Deficit Spending Target Approved, After S&P Rating Cut
The government voted to approve an increase in the state budget's deficit target for next year. Deficit spending is to be raised from 3% in the 2012 budget to 4.65% in the budget currently under negotiation, for 2013-14.
The figure represents a compromise between Finance Minister Yair Lapid and the Bank of Israel. Lapid had sought a 4.9% target, which was sorely opposed by BOI chairman Stanley Fischer. Lapid claimed that it would be impossible to complete the budget without the increase in deficit spending, and the two agreed on the 4.65% target. The compromise means that the budget deficit will be some NIS 4 billion lower than Lapid had planned for.
The BOI has been very concerned with demands for deficit spending increases – and with good reason.
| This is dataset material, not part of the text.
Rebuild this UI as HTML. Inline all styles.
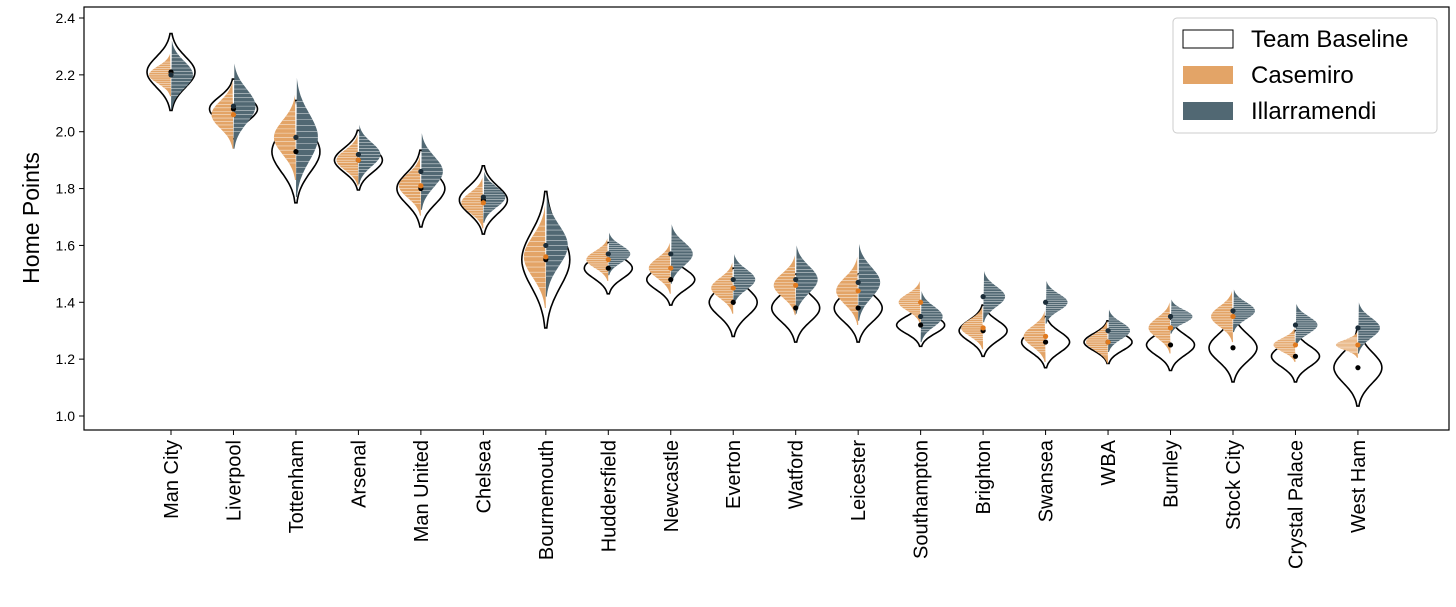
<!DOCTYPE html>
<html><head><meta charset="utf-8"><style>
body{margin:0;background:#fff;font-family:"Liberation Sans",sans-serif}
svg{display:block}
</style></head><body>
<svg id="chart" width="1456" height="607"></svg>
<script>
const teams=["Man City","Liverpool","Tottenham","Arsenal","Man United","Chelsea","Bournemouth","Huddersfield","Newcastle","Everton","Watford","Leicester","Southampton","Brighton","Swansea","WBA","Burnley","Stock City","Crystal Palace","West Ham"];
const baseMean=[2.21,2.08,1.93,1.90,1.80,1.76,1.55,1.52,1.48,1.40,1.38,1.38,1.32,1.30,1.26,1.26,1.25,1.24,1.21,1.17];
const baseSd=[0.045,0.035,0.06,0.035,0.045,0.04,0.08,0.03,0.03,0.04,0.04,0.04,0.025,0.03,0.03,0.025,0.03,0.04,0.03,0.045];
const casMean=[2.20,2.06,1.98,1.90,1.81,1.75,1.56,1.55,1.52,1.45,1.46,1.44,1.40,1.31,1.28,1.26,1.31,1.35,1.25,1.25];
const casSd=[0.025,0.04,0.05,0.03,0.035,0.03,0.06,0.025,0.03,0.03,0.035,0.04,0.025,0.025,0.03,0.025,0.03,0.03,0.02,0.015];
const illMean=[2.20,2.09,1.98,1.92,1.86,1.77,1.60,1.57,1.57,1.48,1.48,1.47,1.35,1.42,1.40,1.30,1.35,1.37,1.32,1.31];
const illSd=[0.04,0.05,0.07,0.035,0.045,0.03,0.06,0.025,0.035,0.03,0.04,0.045,0.03,0.03,0.025,0.025,0.02,0.025,0.025,0.03];
const yTicks=[1.0,1.2,1.4,1.6,1.8,2.0,2.2,2.4];

const NS="http://www.w3.org/2000/svg";
const svg=document.getElementById('chart');
const L=84,R=1449,T=7,B=430;
const y=v=>416-(v-1.0)/1.4*398;
const x=i=>171+i*62.47;
function mk(tag,attrs,parent){const e=document.createElementNS(NS,tag);for(const k in attrs)e.setAttribute(k,attrs[k]);(parent||svg).appendChild(e);return e;}
const dens=z=>Math.pow(Math.exp(-0.5*z*z),0.7);

function half(cx,m,sd,w,side){
  const pts=[];const n=40;
  for(let k=0;k<=n;k++){const v=m-3*sd+6*sd*k/n;const d=dens((v-m)/sd);pts.push([v,d*w]);}
  let p="";
  if(side===0){
    pts.forEach((q,k)=>p+=(k?"L":"M")+(cx+q[1]).toFixed(1)+","+y(q[0]).toFixed(1));
    for(let k=pts.length-1;k>=0;k--)p+="L"+(cx-pts[k][1]).toFixed(1)+","+y(pts[k][0]).toFixed(1);
    p+="Z";
  }else{
    p="M"+cx+","+y(pts[0][0]).toFixed(1);
    pts.forEach(q=>p+="L"+(cx+side*q[1]).toFixed(1)+","+y(q[0]).toFixed(1));
    p+="Z";
  }
  return p;
}

teams.forEach((t,i)=>{
  const cx=x(i);
  const g=mk('g',{});
  
  
  const b=mk('path',{d:half(cx,baseMean[i],baseSd[i],24,0),fill:'#fff',stroke:'#000','stroke-width':1.6},g);
  
  
  const c=mk('path',{d:half(cx,casMean[i],casSd[i],22,-1),fill:'#e3a467'},g);
  
  
  const il=mk('path',{d:half(cx,illMean[i],illSd[i],22,1),fill:'#516873'},g);
  
  
  for(let k=-6;k<=6;k++){
    const vc=casMean[i]+k*casSd[i]*0.3, dc=dens(k*0.3)*22;
    mk('line',{x1:cx-dc,x2:cx,y1:y(vc),y2:y(vc),stroke:'#fff','stroke-width':0.6,opacity:0.7},g);
    const vi=illMean[i]+k*illSd[i]*0.3, di=dens(k*0.3)*22;
    mk('line',{x1:cx,x2:cx+di,y1:y(vi),y2:y(vi),stroke:'#fff','stroke-width':0.6,opacity:0.7},g);
  }
  mk('circle',{cx:cx,cy:y(baseMean[i]),r:2.6,fill:'#000'},g);
  mk('circle',{cx:cx,cy:y(casMean[i]),r:2.6,fill:'#e07a1f'},g);
  mk('circle',{cx:cx,cy:y(illMean[i]),r:2.6,fill:'#1c2e3a'},g);
  const lab=mk('text',{x:0,y:0,transform:`translate(${cx+7},440) rotate(-90)`,'text-anchor':'end','font-size':20,fill:'#000'});
  lab.textContent=t;
  
  
  mk('line',{x1:cx,x2:cx,y1:B,y2:B+5,stroke:'#000'});
});

mk('rect',{x:L,y:T,width:R-L,height:B-T,fill:'none',stroke:'#000','stroke-width':1.2});
yTicks.forEach(v=>{
  mk('line',{x1:L-5,x2:L,y1:y(v),y2:y(v),stroke:'#000'});
  const tx=mk('text',{x:L-9,y:y(v)+5,'text-anchor':'end','font-size':14});
  tx.textContent=v.toFixed(1);
  
  
});
const yt=mk('text',{transform:'translate(39,218) rotate(-90)','text-anchor':'middle','font-size':23});
yt.textContent='Home Points';



const lg=mk('g',{});


mk('rect',{x:1173,y:18,width:264,height:115,rx:4,fill:'#fff',stroke:'#ccc'},lg);
const items=[["Team Baseline","#fff"],["Casemiro","#e3a467"],["Illarramendi","#516873"]];
items.forEach((it,k)=>{
  const yy=30+k*36;
  mk('rect',{x:1183,y:yy,width:50,height:18,fill:it[1],stroke:k===0?'#000':'none'},lg);
  const tx=mk('text',{x:1251,y:yy+17,'font-size':24},lg);
  tx.textContent=it[0];
  
  
});
</script>
</body></html>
Fischer has long feared that increasing the deficit target would result in a negative reaction by ratings agencies, and indeed he was proved to be right, as ratings agency Standard and Poors lowered Israel's local-currency credit rating. Lapid said that the cut was to be expected, but by the time the next budget came around, Israel would be able to dispense with deficit spending.
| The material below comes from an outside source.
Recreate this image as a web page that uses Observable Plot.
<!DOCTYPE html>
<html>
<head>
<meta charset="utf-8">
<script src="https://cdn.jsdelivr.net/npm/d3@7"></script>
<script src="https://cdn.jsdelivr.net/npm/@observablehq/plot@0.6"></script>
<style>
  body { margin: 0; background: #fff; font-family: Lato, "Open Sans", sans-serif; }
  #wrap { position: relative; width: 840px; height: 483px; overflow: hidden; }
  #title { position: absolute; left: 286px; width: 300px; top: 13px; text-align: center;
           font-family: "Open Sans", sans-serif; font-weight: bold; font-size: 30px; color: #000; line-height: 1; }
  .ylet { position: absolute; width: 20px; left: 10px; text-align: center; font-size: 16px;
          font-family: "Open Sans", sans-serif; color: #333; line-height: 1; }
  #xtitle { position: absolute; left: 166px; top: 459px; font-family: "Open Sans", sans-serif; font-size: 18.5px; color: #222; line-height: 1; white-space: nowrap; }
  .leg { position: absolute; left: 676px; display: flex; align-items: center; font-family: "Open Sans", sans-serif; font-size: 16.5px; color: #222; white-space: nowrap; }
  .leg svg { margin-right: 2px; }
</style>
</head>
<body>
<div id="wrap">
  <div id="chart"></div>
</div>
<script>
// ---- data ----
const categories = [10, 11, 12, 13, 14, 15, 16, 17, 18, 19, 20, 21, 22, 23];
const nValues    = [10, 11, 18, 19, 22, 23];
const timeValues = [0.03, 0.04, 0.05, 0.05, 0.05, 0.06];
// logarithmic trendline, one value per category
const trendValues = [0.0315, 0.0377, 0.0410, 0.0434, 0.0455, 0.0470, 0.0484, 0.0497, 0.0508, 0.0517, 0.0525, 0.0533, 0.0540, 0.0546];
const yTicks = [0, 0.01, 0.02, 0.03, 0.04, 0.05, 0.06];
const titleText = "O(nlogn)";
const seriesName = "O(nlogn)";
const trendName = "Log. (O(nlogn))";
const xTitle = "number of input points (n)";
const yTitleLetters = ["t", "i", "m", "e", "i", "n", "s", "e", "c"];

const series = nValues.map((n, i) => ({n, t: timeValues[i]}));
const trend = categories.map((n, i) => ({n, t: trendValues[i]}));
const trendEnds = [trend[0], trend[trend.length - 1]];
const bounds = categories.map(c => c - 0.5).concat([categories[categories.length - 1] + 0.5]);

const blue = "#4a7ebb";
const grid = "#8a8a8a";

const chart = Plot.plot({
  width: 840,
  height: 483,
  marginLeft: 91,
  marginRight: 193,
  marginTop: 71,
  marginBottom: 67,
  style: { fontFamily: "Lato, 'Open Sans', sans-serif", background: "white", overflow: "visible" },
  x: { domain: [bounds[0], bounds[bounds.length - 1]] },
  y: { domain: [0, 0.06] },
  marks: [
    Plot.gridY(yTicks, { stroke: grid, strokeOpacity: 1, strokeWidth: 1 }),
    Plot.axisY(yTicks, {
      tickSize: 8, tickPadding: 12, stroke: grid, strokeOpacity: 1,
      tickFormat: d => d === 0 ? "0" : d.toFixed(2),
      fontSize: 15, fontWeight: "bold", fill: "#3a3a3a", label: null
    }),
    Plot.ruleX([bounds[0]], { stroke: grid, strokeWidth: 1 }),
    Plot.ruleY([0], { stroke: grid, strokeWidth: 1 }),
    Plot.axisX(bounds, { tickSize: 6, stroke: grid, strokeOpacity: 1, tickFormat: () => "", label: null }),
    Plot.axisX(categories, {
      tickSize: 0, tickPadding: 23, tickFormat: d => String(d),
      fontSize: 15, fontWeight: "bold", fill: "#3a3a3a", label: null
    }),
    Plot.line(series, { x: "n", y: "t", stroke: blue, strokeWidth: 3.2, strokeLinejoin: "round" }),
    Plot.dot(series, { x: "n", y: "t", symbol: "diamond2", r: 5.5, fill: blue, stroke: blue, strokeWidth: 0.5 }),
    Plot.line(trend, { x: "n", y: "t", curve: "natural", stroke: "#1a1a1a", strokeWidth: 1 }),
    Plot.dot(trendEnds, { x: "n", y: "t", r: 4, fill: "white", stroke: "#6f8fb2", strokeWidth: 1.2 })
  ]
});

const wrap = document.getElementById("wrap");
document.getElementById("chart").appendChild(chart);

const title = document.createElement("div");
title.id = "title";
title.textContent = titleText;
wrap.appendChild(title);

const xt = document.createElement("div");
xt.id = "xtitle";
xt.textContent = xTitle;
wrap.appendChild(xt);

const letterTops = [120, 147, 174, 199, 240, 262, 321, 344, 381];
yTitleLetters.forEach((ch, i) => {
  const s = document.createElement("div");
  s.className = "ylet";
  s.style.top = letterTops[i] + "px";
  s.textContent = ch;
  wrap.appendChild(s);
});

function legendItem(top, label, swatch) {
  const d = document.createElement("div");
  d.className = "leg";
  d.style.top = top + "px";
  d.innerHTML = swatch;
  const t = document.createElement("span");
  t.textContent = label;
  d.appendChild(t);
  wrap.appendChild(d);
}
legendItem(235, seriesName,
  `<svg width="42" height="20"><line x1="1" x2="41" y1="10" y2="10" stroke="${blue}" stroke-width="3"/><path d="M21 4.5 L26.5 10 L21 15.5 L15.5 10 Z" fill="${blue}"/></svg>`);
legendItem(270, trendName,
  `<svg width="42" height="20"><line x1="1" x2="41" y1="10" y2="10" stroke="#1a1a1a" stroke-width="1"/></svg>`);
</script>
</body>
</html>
Speaking at the government discussion of the issue Sunday, a BOI official said that while the rating cut was regrettable, the compromise on the deficit target showed the government's goodwill in attempting to rein in spending. Many members of the financial establishment, including top bankers and economists, are said to be fuming over the way Lapid handled the issue, believing he could have avoided the ratings cut.